Under Democrat Governor Tom Wolf, Pennsylvania’s fiscal situation continues to worsen as the state’s seven week long budget stalemate enters an even “more severe stage.” Pennsylvania’s Treasurer is now saying that the state will run out of money to pay the bills by August 29, a situation some officeholders describe as a “new frontier” that “we have never seen before.” But while the state is mired in a budget crisis, Wolf has been more concerned with his re-election, “jetting around the state to ribbon-cuttings” and “getting on the radio to talk about this and that.” As Wolf spends his time trying to run away from Pennsylvania’s budget issues, voters are taking notice.
The Associated Press reports:
“Top state officials are warning that Pennsylvania’s deficit-strapped government is rapidly approaching a more severe stage in its 7-week-old budget stalemate, one in which Democratic Gov. Tom Wolf may have to start deciding which bills to pay and which to postpone.
Taxes are still being collected and checks are being cut by the Pennsylvania Treasury under a nearly $32 billion budget bill that lawmakers approved June 30, the day before the current fiscal year began.
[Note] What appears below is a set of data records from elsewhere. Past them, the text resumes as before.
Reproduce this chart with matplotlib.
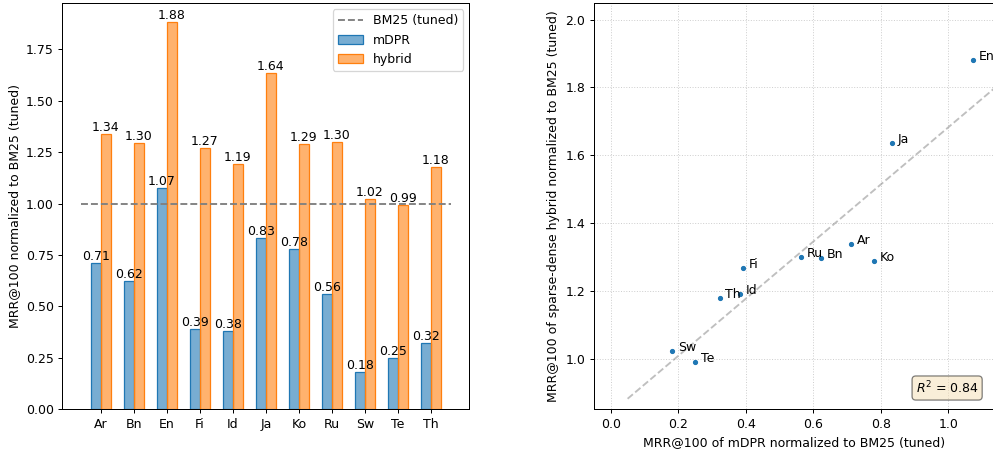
import matplotlib
matplotlib.use("Agg")
import matplotlib.pyplot as plt
import numpy as np
from matplotlib.colors import to_rgba

LANGS = ["Ar", "Bn", "En", "Fi", "Id", "Ja", "Ko", "Ru", "Sw", "Te", "Th"]
MDPR = [0.711, 0.624, 1.074, 0.391, 0.383, 0.834, 0.781, 0.563, 0.183, 0.251, 0.323]
HYBRID = [1.339, 1.296, 1.881, 1.268, 1.191, 1.636, 1.289, 1.299, 1.022, 0.991, 1.180]

DPI = 90
fig = plt.figure(figsize=(993 / DPI, 450 / DPI), dpi=DPI)

# ---------------------------------------------------------------- bars
ax = fig.add_axes([0.0629, 0.0904, 0.4097, 0.9029])
x = np.arange(len(LANGS))
w = 0.3
b1 = ax.bar(x - w / 2, MDPR, w, facecolor=to_rgba("C0", 0.6), edgecolor="C0",
            lw=1, label="mDPR")
b2 = ax.bar(x + w / 2, HYBRID, w, facecolor=to_rgba("C1", 0.6), edgecolor="C1",
            lw=1, label="hybrid")
ax.plot([-0.6, len(LANGS) - 0.4], [1, 1], "--", color="gray", lw=1.5,
        label="BM25 (tuned)", zorder=3)
ax.bar_label(b1, fmt="%.2f")
ax.bar_label(b2, fmt="%.2f")
ax.set_xticks(x)
ax.set_xticklabels(LANGS)
ax.set_ylabel("MRR@100 normalized to BM25 (tuned)")
handles, labels = ax.get_legend_handles_labels()
order = [labels.index(l) for l in ("BM25 (tuned)", "mDPR", "hybrid")]
ax.legend([handles[i] for i in order], [labels[i] for i in order], loc="upper right")

# ---------------------------------------------------------------- scatter
ax2 = fig.add_axes([0.5982, 0.0904, 0.4020, 0.9029])
xs = np.array(MDPR)
ys = np.array(HYBRID)
ax2.scatter(xs, ys, s=10, color="C0", zorder=3)
for lx, ly, lab in zip(xs, ys, LANGS):
    ax2.text(lx + 0.017, ly, lab)

slope, intercept = np.polyfit(xs, ys, 1)
r2 = np.corrcoef(xs, ys)[0, 1] ** 2
xl = np.array([0.05, 1.2])
ax2.plot(xl, slope * xl + intercept, "--", color="gray", alpha=0.5, lw=1.5)
ax2.text(0.963, 0.032, f"$R^2$ = {r2:.2f}", transform=ax2.transAxes, ha="right",
         va="bottom", bbox=dict(boxstyle="round", facecolor="wheat", alpha=0.5))

ax2.set_xlim(-0.0495, 1.133)
ax2.set_ylim(0.8506, 2.049)
ax2.set_xticks([0.0, 0.2, 0.4, 0.6, 0.8, 1.0])
ax2.set_yticks([1.0, 1.2, 1.4, 1.6, 1.8, 2.0])
ax2.grid(True, ls=":", alpha=0.6)
ax2.set_xlabel("MRR@100 of mDPR normalized to BM25 (tuned)")
ax2.set_ylabel("MRR@100 of sparse-dense hybrid normalized to BM25 (tuned)")

fig.savefig("out.png", dpi=DPI)
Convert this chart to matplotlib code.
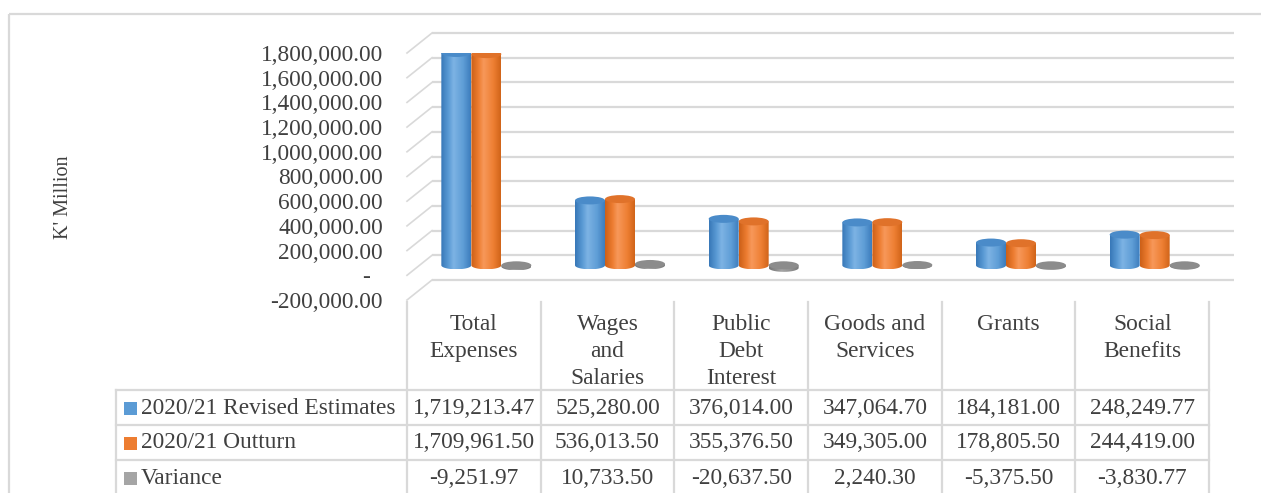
import matplotlib.pyplot as plt
import numpy as np
from matplotlib.patches import Ellipse, Rectangle, Polygon
from matplotlib.colors import LinearSegmentedColormap

plt.rcParams['font.family'] = ['Liberation Serif', 'DejaVu Serif']

# data
categories = ["Total\nExpenses", "Wages\nand\nSalaries", "Public\nDebt\nInterest",
              "Goods and\nServices", "Grants", "Social\nBenefits"]
series_names = ["2020/21 Revised Estimates", "2020/21 Outturn", "Variance"]
revised = [1719213.47, 525280.00, 376014.00, 347064.70, 184181.00, 248249.77]
outturn = [1709961.50, 536013.50, 355376.50, 349305.00, 178805.50, 244419.00]
variance = [-9251.97, 10733.50, -20637.50, 2240.30, -5375.50, -3830.77]
y_ticks = list(range(-200000, 1800001, 200000))

series = [revised, outturn, variance]
key_colors = ["#5B9BD5", "#ED7D31", "#A5A5A5"]
shades = [
    ["#3878B8", "#5B9BD5", "#7DB3E4", "#5E9DD6", "#3D7DBD"],
    ["#CC6018", "#ED7D31", "#F7985A", "#EE7F33", "#D06419"],
    ["#767676", "#8E8E8E", "#A6A6A6", "#909090", "#7A7A7A"],
]
tops = ["#4A8BC9", "#E0722A", "#8C8C8C"]
TXT = "#404040"
GRID = "#D9D9D9"
FS = 16.8

W, H = 1261, 493
fig = plt.figure(figsize=(W / 100, H / 100), dpi=100)

# full-figure axes in pixel units for the frame and data table
bg = fig.add_axes([0, 0, 1, 1])
bg.set_xlim(0, W)
bg.set_ylim(H, 0)
bg.axis('off')

# chart area (front plane of the 3-D box)
x_left, x_right = 407, 1209
y_top, y_bot = 53, 300
ax = fig.add_axes([x_left / W, (H - y_bot) / H, (x_right - x_left) / W, (y_bot - y_top) / H])
ax.patch.set_alpha(0)
for s in ax.spines.values():
    s.set_visible(False)

ncat = len(categories)
xmin, xmax = -0.5, ncat - 0.5
ymin, ymax = y_ticks[0], y_ticks[-1]

ux = (xmax - xmin) / (x_right - x_left)   # data units per pixel
uy = (ymax - ymin) / (y_bot - y_top)
ddx, ddy = 25 * ux, 20 * uy               # depth of the 3-D box

# back wall gridlines and side wall lines
for t in y_ticks:
    ax.plot([xmin + ddx, xmax + ddx], [t + ddy, t + ddy], color=GRID, lw=1.6,
            zorder=1, clip_on=False, solid_capstyle='butt')
    ax.plot([xmin, xmin + ddx], [t, t + ddy], color=GRID, lw=1.2,
            zorder=1, clip_on=False)

bw = 30 * ux
eh = 8 * uy


def draw_cylinder(xc, v, shade, top):
    lo = min(0, v) + ddy / 2
    hi = max(0, v) + ddy / 2
    x0, x1 = xc - bw / 2, xc + bw / 2
    t = np.linspace(np.pi, 2 * np.pi, 40)
    arc = np.column_stack([xc + bw / 2 * np.cos(t), lo + eh / 2 * np.sin(t)])
    verts = np.vstack([[x0, hi], arc, [x1, hi]])
    body = Polygon(verts, closed=True, facecolor='none', edgecolor='none')
    ax.add_patch(body)
    cmap = LinearSegmentedColormap.from_list(
        "c", list(zip([0, 0.25, 0.42, 0.75, 1], shade)))
    img = ax.imshow(np.linspace(0, 1, 64)[None, :], cmap=cmap,
                    extent=(x0, x1, lo - eh / 2, hi), aspect='auto',
                    zorder=3, interpolation='bilinear')
    img.set_clip_path(body)
    ax.add_patch(Ellipse((xc, hi), bw, eh, facecolor=top, edgecolor='none', zorder=4))


for i in range(ncat):
    cx = i + ddx / 2
    for j, vals in enumerate(series):
        draw_cylinder(cx + (j - 1) * bw, vals[i], shades[j], tops[j])

ax.set_xlim(xmin, xmax)
ax.set_ylim(ymin, ymax)
ax.set_xticks([])
tick_labels = ["-  " if t == 0 else f"{t:,.2f}" for t in y_ticks]
ax.set_yticks(y_ticks, tick_labels)
ax.tick_params(axis='y', length=0, pad=17.3, labelsize=FS, labelcolor=TXT)

# outer frame
bg.add_patch(Rectangle((8.5, 13.5), 1300, 600, fill=False, ec=GRID, lw=1.6))

# axis title
bg.text(63, 197, "K' Million", rotation=90, ha='center', va='center',
        fontsize=14.5, color=TXT)

# data table
col_edges = np.linspace(x_left, x_right, ncat + 1)
row_lines = [390, 425, 460]
row_y = [408, 443, 478]
for x in col_edges:
    bg.plot([x, x], [302, H], color=GRID, lw=1.6)
bg.plot([116, 116], [row_lines[0], H], color=GRID, lw=1.6)
for y in row_lines:
    bg.plot([116, x_right], [y, y], color=GRID, lw=1.6)

for i, c in enumerate(categories):
    cx = (col_edges[i] + col_edges[i + 1]) / 2
    bg.text(cx, 314, c, ha='center', va='top', fontsize=FS, color=TXT,
            linespacing=1.36)
    for j, vals in enumerate(series):
        bg.text(cx, row_y[j], f"{vals[i]:,.2f}", ha='center', va='center',
                fontsize=FS, color=TXT)

for j, name in enumerate(series_names):
    bg.add_patch(Rectangle((124, row_y[j] - 6.5), 13, 13, color=key_colors[j], lw=0))
    bg.text(141, row_y[j], name, ha='left', va='center', fontsize=FS, color=TXT)

fig.savefig("out.png", dpi=100)
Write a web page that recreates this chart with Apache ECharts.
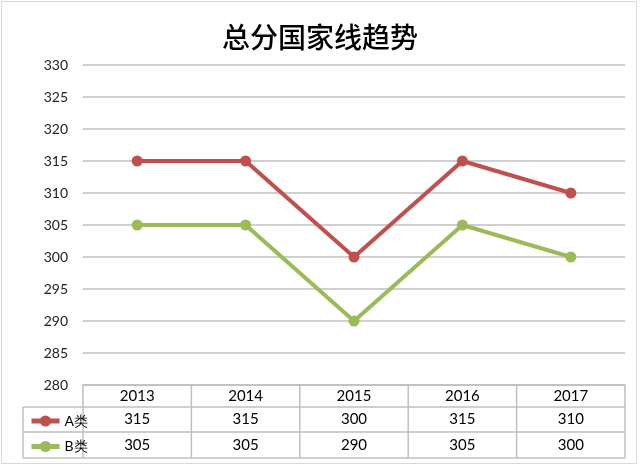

But that spending plan is badly out of balance, and without a loan or an emergency revenue package, the state will face hard decisions within days.
‘Somebody’s not getting paid if this doesn’t get fixed,’ Auditor General Eugene DePasquale, a Democrat, said Friday. ‘Who it is — the vendors, I don’t know — that’s a decision for others to make. It’s simply a math equation: there’s not enough money to pay everybody.’
‘We are entering an era of a new frontier, and by that I mean things we have never seen before,’ said Drew Crompton, the top aide to Senate President Pro Tempore Joe Scarnati, R-Jefferson.
Wolf’s office wouldn’t answer questions about the governor’s contingency plans, saying only that it was monitoring cash flow as it waits for the House of Representatives to return to Harrisburg to complete a revenue package…
Meanwhile, the Wolf administration is seeking to borrow money from off-budget state programs without approval from lawmakers or the Treasury Department, state officials said.
Torsella’s office projects that the state’s main bank account will fall below $0 by Aug. 29 and go $1.6 billion in the red by mid-September. Without a revenue package or a loan, it will remain in negative territory until next spring, when the heavy tax collection season begins, his office said.”